Short exercise
Copy out lines with the word "chart" from the material that follows.

• • • • • • •

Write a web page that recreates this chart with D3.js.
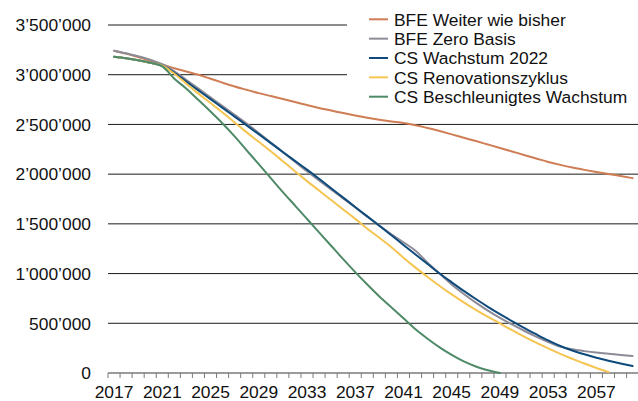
<!DOCTYPE html>
<html>
<head>
<meta charset="utf-8">
<script src="https://cdn.jsdelivr.net/npm/d3@7"></script>
<style>
  html, body { margin: 0; padding: 0; background: #fff; }
  svg { display: block; font-family: "Liberation Sans", Arial, Helvetica, sans-serif; }
</style>
</head>
<body>
<svg id="chart" width="638" height="401"></svg>
<script>
// ---- DATA ----
const years = [2017,2018,2019,2020,2021,2022,2023,2024,2025,2026,2027,2028,2029,2030,2031,2032,2033,2034,2035,2036,2037,2038,2039,2040,2041,2042,2043,2044,2045,2046,2047,2048,2049,2050,2051,2052,2053,2054,2055,2056,2057,2058,2059,2060];
const xTickLabels = [2017,2021,2025,2029,2033,2037,2041,2045,2049,2053,2057];
const yTicks = [0,500000,1000000,1500000,2000000,2500000,3000000,3500000];

const seriesNames = ["BFE Weiter wie bisher","BFE Zero Basis","CS Wachstum 2022","CS Renovationszyklus","CS Beschleunigtes Wachstum"];
const seriesColors = ["#CF7D55","#8C8B97","#0E4A7C","#F5C451","#4F8A68"];

const bfeWeiter = [3242000,3212000,3178000,3140000,3100000,3065000,3032000,3000000,2960000,2920000,2882000,2848000,2815000,2785000,2755000,2725000,2695000,2665000,2640000,2614000,2590000,2568000,2548000,2530000,2514000,2492000,2464000,2433000,2400000,2366000,2333000,2298000,2263000,2228000,2193000,2158000,2123000,2093000,2066000,2043000,2022000,2002000,1981000,1960000];
const bfeZero = [3242000,3215000,3185000,3150000,3105000,3035000,2947000,2860000,2772000,2684000,2596000,2509000,2414000,2318000,2221000,2125000,2029000,1936000,1845000,1755000,1664000,1573000,1482000,1395000,1315000,1230000,1110000,1000000,890000,795000,708000,628000,555000,488000,425000,366000,312000,265000,238000,220000,205000,193000,182000,171000];
const csWachstum = [3180000,3165000,3145000,3120000,3090000,3020000,2930000,2842000,2754000,2667000,2579000,2491000,2402000,2312000,2223000,2134000,2045000,1953000,1858000,1764000,1670000,1575000,1481000,1385000,1288000,1192000,1096000,1000000,912000,826000,744000,666000,592000,522000,454000,390000,328000,272000,226000,188000,154000,124000,96000,70000];
const csRenovation = [3180000,3165000,3145000,3120000,3090000,3010000,2910000,2810000,2715000,2620000,2520000,2420000,2325000,2230000,2130000,2030000,1930000,1835000,1740000,1645000,1550000,1450000,1360000,1265000,1160000,1060000,965000,875000,790000,710000,635000,565000,500000,430000,365000,305000,248000,192000,143000,95000,50000,10000];
const csBeschleunigt = [3180000,3165000,3145000,3120000,3085000,2960000,2860000,2745000,2630000,2510000,2380000,2240000,2100000,1960000,1820000,1685000,1550000,1415000,1280000,1145000,1015000,890000,770000,660000,550000,440000,345000,258000,182000,117000,66000,28000,0];

const seriesValues = [bfeWeiter, bfeZero, csWachstum, csRenovation, csBeschleunigt];

// ---- LAYOUT ----
const svg = d3.select("#chart");
const plotLeft = 108, plotRight = 108 + 44 * 12.06, plotTop = 25, plotBottom = 373;
const fontSize = 17.4;

const x = d3.scaleBand().domain(years).range([plotLeft, plotRight]).paddingInner(0).paddingOuter(0);
const y = d3.scaleLinear().domain([0, 3500000]).range([plotBottom, plotTop]);

const fmt = d3.formatLocale({decimal: ".", thousands: "\u2019", grouping: [3], currency: ["", ""]}).format(",");

// gridlines
svg.append("g").selectAll("line")
  .data(yTicks.filter(d => d > 0))
  .join("line")
  .attr("x1", plotLeft).attr("x2", plotRight)
  .attr("y1", d => y(d)).attr("y2", d => y(d))
  .attr("stroke", "#1a1a1a").attr("stroke-width", 1);

// y labels
svg.append("g").selectAll("text")
  .data(yTicks)
  .join("text")
  .attr("x", 91).attr("y", d => y(d))
  .attr("dy", "0.36em")
  .attr("text-anchor", "end")
  .attr("font-size", fontSize)
  .attr("fill", "#111")
  .text(d => fmt(d));

// x axis line & ticks
svg.append("line")
  .attr("x1", plotLeft).attr("x2", plotRight)
  .attr("y1", y(0)).attr("y2", y(0))
  .attr("stroke", "#7a7a7a").attr("stroke-width", 1.3);

svg.append("g").selectAll("line")
  .data(years)
  .join("line")
  .attr("x1", d => x(d)).attr("x2", d => x(d))
  .attr("y1", y(0)).attr("y2", y(0) + 5)
  .attr("stroke", "#7a7a7a").attr("stroke-width", 1);

svg.append("g").selectAll("text")
  .data(xTickLabels)
  .join("text")
  .attr("x", d => x(d) + x.bandwidth() / 2)
  .attr("y", 397.5)
  .attr("text-anchor", "middle")
  .attr("font-size", fontSize)
  .attr("fill", "#111")
  .text(d => d);

// legend background
svg.append("rect")
  .attr("x", 347).attr("y", 0).attr("width", 300).attr("height", 108)
  .attr("fill", "#fff");

// lines
const line = d3.line()
  .x((d, i) => x(years[i]) + x.bandwidth() / 2)
  .y(d => y(d))
  .curve(d3.curveMonotoneX);

svg.append("g").selectAll("path")
  .data(seriesValues)
  .join("path")
  .attr("d", d => line(d))
  .attr("fill", "none")
  .attr("stroke", (d, i) => seriesColors[i])
  .attr("stroke-width", 2)
  .attr("stroke-linejoin", "round")
  .attr("stroke-linecap", "round");

// legend
const lg = svg.append("g").selectAll("g")
  .data(seriesNames)
  .join("g")
  .attr("transform", (d, i) => `translate(0, ${19.3 + i * 19.35})`);
lg.append("line")
  .attr("x1", 369).attr("x2", 388)
  .attr("y1", 0).attr("y2", 0)
  .attr("stroke", (d, i) => seriesColors[i])
  .attr("stroke-width", 2);
lg.append("text")
  .attr("x", 394).attr("y", 0).attr("dy", "0.36em")
  .attr("font-size", fontSize)
  .attr("fill", "#111")
  .text(d => d);
</script>
</body>
</html>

• • • • • • •

Correct answer
Write a web page that recreates this chart with D3.js.
<svg id="chart" width="638" height="401"></svg>
const svg = d3.select("#chart");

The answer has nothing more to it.